You know, Dolly Parton once said, ‘Never watch anything dumber than you are.’ It’s pretty good advice, although very hard to achieve considering the state of modern film and television. It’s even hard to apply to reading these days. The editorial standards of most newspapers have slipped below the point where they irritate one beyond endurance, magazines are worse, and as for books! Well, let’s face it, most of them are written by people who are only barely literate and edited by people who are hardly better. Worst of all, of course, are advertisements. Mind you, writing advertising copy is probably the kind of job you can only do if you don’t have the intelligence to realize what blight on civilization you have become. The literacy of most advertising ranks just a step or two above text messages, somewhere below emails and blogs.
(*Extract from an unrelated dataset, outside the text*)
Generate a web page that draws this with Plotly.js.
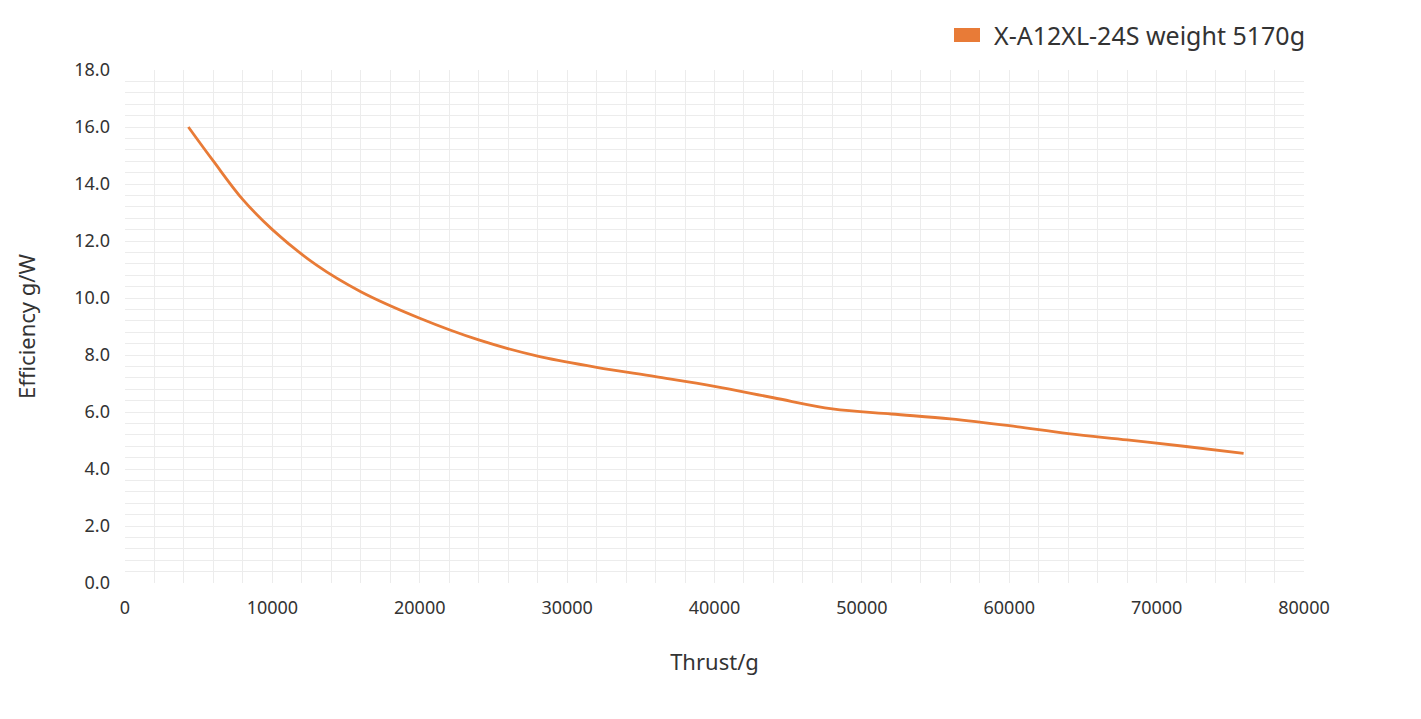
<!DOCTYPE html>
<html>
<head>
<meta charset="utf-8">
<script src="https://cdn.plot.ly/plotly-3.0.1.min.js"></script>
<style>html,body{margin:0;padding:0;background:#fff;}#chart{width:1421px;height:719px;}</style>
</head>
<body>
<div id="chart"></div>
<script>
const seriesName = "X-A12XL-24S weight 5170g";
const thrust = [4300, 6000, 8000, 10000, 13000, 16000, 20000, 24000, 28000, 32000, 36000, 40000, 44000, 48000, 52000, 56000, 60000, 64000, 68000, 72000, 75900];
const efficiency = [16.0, 14.8, 13.45, 12.4, 11.15, 10.22, 9.29, 8.53, 7.96, 7.57, 7.24, 6.90, 6.50, 6.11, 5.93, 5.76, 5.52, 5.24, 5.02, 4.79, 4.55];
const xTitle = "Thrust/g";
const yTitle = "Efficiency g/W";

const lineColor = "#E87B37";
const fontFam = "Noto Sans, Inter, sans-serif";
const gridColor = "#ececec";

const trace = {
  x: thrust, y: efficiency, type: "scatter", mode: "lines",
  name: seriesName, showlegend: false,
  line: {color: lineColor, width: 2.8, shape: "spline", smoothing: 1},
  hoverinfo: "x+y"
};

const layout = {
  width: 1421, height: 719,
  margin: {l: 125, r: 117, t: 70, b: 136},
  paper_bgcolor: "#fff", plot_bgcolor: "#fff",
  font: {family: fontFam, color: "#333"},
  xaxis: {
    range: [0, 80000], dtick: 10000, tickformat: "d",
    showgrid: true, gridcolor: gridColor, gridwidth: 1,
    minor: {dtick: 2000, showgrid: true, gridcolor: gridColor, gridwidth: 1},
    zeroline: false, showline: false, ticks: "",
    tickfont: {size: 18, color: "#333"}, ticklabelstandoff: 12,
    title: {text: xTitle, font: {size: 22, color: "#333"}, standoff: 36}
  },
  yaxis: {
    range: [0, 18], dtick: 2, tickformat: ".1f",
    showgrid: true, gridcolor: gridColor, gridwidth: 1,
    minor: {dtick: 0.4, showgrid: true, gridcolor: gridColor, gridwidth: 1},
    zeroline: false, showline: false, ticks: "",
    tickfont: {size: 18, color: "#333"}, ticklabelstandoff: 14,
    title: {text: yTitle, font: {size: 22, color: "#333"}, standoff: 32}
  },
  shapes: [
    {type: "rect", xref: "paper", yref: "paper",
     x0: (954 - 125) / 1179, x1: (980 - 125) / 1179,
     y0: (583 - 42) / 513, y1: (583 - 28) / 513,
     fillcolor: lineColor, line: {width: 0}}
  ],
  annotations: [
    {xref: "paper", yref: "paper", x: (992 - 125) / 1179, y: (583 - 35) / 513,
     xanchor: "left", yanchor: "middle", showarrow: false,
     text: seriesName, font: {size: 25, color: "#333", family: fontFam}}
  ]
};

Plotly.newPlot("chart", [trace], layout, {displayModeBar: false, staticPlot: true});
</script>
</body>
</html>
Partly, it’s a failure of intelligence. Let’s face it, spelling and grammar are just too hard for most people. But it is also a failure of education. I’ve known some reasonably bright people who were pathetically unable to string two words together. Partly it’s the fault of the Americans. Their attempt to ‘simplify’ spelling many years ago has left them with a semi-phonetic spelling system which has thrown away most of our language’s etymology, making it impossible for American children to learn spelling by understanding the linguistic and historical roots of words. It was a mistake on a global scale since they now export their impoverished version of English to the world and drone countries like Australia parrot American as if it were their own language.

Yet there’s something much more serious going on. There’s a tendency for people – even professional writers – not to care about expressing themselves correctly. They don’t think that they need to worry about precision because people will know what they mean. They communicate without care. In itself, not so bad, but if people are not trying clearly to express what they mean, my suspicion is that they are not trying hard to be clear about what they mean, that their thinking itself is sloppy and careless. And it certainly seems to be the case.

As a very minor example of this very significant problem, consider plurals. People today have enormous difficulty with plurality. They cannot distinguish phenomenon from phenomena, fewer from less, and words like fora and schemata are almost gone from the language. Worse than these (which, after all, are probably just laziness) is the inability to use collective nouns as singular (the crowd are chanting, everybody who lives here are poor) and to use the names of singular entities as plurals (Manchester United are pleased with the result, the Government are voting on the bill, Microsoft are releasing Vista in January). These examples are not just sloppiness with language but sloppiness of thought – the inability to distinguish a collective entity from its members.

Even in something so apparently trivial, can be traced our first steps on the slippery slope to losing all the hard-won benefits of civilization and universal education. If we let our language fall into ruin, we let our ability to think clearly fall with it.